As you sit in the required Western and American Civilization class at your university, you find yourself slowly coming to the realization that the dead white male writers you are reading (Plato, Chaucer, Dante, Shakespeare, Hawthorne, Melville, Twain) either leave women and people of color out of the narrative entirely or caricature them horribly. The people of color are shallow, sex-crazed, violent savages. The women are servants and sex objects.

You are increasingly woke to how these tropes played a role in supporting colonialism, slavery, segregation, the prison-industrial complex and the election of Donald Trump.

You are making connections and you are starting to get angry. Why do you have to read these imperialists? Does the professor droning on up there have any idea that he is contributing to the ongoing oppression of women, people of color, immigrants, LBGTQ people and Muslims?

You storm out of the lecture hall fired up. You are going to meet some friends in the student center food court for lunch and you want to talk to them about starting a petition that gets rid of the Western Civ requirement.

As you walk into the food court you hear Ed Sheeran’s song Shape of You. This song has been everywhere for months. It’s on at the fitness center, it’s played at parties. You generally don’t listen to the lyrics, but for some reason this time some of the words stick in your mind. The artist is telling the story of strategically leaving the club and heading to the bar in search of female bodies. Does that make him a predator and you and your friends the prey? 

You’re in line to get some juice now, but your mind is tuned in to song lyrics. Plain Jane by A$AP Ferg comes on. You catch the line, “I’mma start killin’ niggas” https://genius.com/A-ap-ferg-plain-jane-remix-lyrics

It makes you a little uncomfortable, but you are focused on the subject of your lunch conversation.

Then you hear, “I fuck yo bitch for the irony.”

At this point, the connections are too obvious to ignore. If you are mad at dead white male authors for their caricatures of people of color as violent and women as sex objects, why are you not mad at pop music for pushing those very same messages?

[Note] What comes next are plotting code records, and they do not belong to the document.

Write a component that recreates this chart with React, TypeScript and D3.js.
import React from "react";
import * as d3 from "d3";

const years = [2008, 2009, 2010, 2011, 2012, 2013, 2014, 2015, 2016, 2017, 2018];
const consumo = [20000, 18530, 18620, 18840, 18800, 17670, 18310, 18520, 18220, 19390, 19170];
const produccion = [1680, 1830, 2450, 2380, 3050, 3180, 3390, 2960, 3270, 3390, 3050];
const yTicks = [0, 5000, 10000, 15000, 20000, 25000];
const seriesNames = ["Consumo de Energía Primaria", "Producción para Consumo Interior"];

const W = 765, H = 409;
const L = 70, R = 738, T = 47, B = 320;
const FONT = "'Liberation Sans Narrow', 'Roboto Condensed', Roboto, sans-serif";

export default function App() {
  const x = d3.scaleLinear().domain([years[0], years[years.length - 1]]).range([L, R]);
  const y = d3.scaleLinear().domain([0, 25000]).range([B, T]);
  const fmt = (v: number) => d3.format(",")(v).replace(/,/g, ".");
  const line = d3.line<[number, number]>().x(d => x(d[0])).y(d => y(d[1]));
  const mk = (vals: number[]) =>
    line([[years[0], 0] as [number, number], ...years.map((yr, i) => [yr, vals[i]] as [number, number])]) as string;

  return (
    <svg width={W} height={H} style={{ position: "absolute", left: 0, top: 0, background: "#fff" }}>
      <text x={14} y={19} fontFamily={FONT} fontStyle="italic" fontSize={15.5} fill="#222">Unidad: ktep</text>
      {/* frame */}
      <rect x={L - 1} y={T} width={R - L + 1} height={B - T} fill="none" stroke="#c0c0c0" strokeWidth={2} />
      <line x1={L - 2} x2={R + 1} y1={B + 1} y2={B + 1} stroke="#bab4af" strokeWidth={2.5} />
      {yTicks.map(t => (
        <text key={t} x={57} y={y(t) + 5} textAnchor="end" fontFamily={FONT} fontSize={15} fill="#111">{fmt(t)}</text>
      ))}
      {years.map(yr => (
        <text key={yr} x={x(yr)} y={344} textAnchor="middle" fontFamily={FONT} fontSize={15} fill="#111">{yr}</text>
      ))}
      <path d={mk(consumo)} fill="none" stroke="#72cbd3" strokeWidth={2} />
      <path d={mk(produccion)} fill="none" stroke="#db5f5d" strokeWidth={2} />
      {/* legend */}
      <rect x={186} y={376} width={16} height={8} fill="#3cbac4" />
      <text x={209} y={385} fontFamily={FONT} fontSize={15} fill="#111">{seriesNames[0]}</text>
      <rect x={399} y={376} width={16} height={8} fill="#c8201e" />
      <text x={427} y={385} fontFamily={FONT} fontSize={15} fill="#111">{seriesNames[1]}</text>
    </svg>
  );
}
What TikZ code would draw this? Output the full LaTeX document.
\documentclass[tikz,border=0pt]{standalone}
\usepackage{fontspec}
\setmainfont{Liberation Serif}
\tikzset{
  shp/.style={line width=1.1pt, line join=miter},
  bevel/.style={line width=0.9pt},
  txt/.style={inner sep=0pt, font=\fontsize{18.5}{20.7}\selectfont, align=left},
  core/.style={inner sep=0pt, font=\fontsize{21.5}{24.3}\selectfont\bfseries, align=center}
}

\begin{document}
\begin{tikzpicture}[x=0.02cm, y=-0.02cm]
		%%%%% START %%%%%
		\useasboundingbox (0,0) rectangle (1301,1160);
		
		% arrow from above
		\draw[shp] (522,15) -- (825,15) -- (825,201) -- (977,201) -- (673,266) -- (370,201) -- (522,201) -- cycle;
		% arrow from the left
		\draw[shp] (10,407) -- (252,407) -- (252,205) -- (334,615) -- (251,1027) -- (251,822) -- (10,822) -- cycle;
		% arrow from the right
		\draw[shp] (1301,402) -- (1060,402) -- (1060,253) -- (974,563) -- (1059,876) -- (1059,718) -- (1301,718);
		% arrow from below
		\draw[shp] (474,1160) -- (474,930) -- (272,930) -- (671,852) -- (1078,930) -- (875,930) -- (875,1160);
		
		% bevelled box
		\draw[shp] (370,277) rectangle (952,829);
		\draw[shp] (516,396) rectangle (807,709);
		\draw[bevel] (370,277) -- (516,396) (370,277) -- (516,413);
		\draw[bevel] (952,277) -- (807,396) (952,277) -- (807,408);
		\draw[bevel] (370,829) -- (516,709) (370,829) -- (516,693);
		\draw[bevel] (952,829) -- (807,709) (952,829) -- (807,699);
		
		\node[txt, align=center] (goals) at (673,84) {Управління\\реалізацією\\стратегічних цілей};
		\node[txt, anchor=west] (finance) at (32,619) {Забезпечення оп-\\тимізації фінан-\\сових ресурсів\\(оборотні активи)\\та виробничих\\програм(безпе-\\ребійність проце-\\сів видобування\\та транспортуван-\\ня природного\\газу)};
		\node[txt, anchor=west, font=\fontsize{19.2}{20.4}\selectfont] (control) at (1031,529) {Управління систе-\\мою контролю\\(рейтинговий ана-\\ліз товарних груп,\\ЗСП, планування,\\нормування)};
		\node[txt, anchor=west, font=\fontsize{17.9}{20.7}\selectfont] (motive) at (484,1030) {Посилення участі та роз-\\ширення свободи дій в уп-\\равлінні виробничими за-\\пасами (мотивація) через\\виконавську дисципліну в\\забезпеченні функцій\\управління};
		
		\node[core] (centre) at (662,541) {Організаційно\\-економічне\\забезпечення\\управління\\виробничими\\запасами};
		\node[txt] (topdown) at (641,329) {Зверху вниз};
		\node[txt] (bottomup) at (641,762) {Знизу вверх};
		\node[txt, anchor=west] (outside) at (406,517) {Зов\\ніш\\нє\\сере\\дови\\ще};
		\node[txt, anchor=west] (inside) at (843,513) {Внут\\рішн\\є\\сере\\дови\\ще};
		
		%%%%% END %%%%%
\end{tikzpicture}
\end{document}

When you walk into your house, one of your male housemates is staring at the cover of St. Vincent’s most recent album cover Masseduction, featuring a woman bending over in a thong. One of your female housemates says it’s an empowering image, but as you look at your male housemate staring at it and feel him staring at you as you climb up the stairs, you actually feel a little objectified. Does this make you insufficiently empowered? A prude? 

Your little sister calls. She is nine years old and misses you terribly. You hear Plain Jane playing in the background. Your sister raps along with the Nikki Minaj part - “My body shaped like Jeannie, booty dreamy, waist is teeny” – and says that when she grows up she wants her body to be just like that.

You find yourself worried about both body shaming and Orientalist references.

You realize something else. The Western canon has profound power. It has shaped the world we live in, including colonialism in its many forms and with its manifold legacies. But pop music has power too. It shapes the aspirations of your nine year old sister. Shakespeare would exist whether you read him or not. Pop music, on the other hand, is made for young people. If you, your sister and your friends did not listen to these songs, they would evaporate.

If you are organizing against the Western Civ requirement because of its damaging portrayals of people of color and women, should you start a campaign against pop music? 

Class assignment idea: listen to an hour of pop music, the kind played on commercial radio or at the fitness center. Write down how women and people of color are presented. Compare to how women and people of color are presented in the dead white male authors you find most troubling. Are the caricatures more problematic when taught as part of the curriculum or presented in the form of pop music?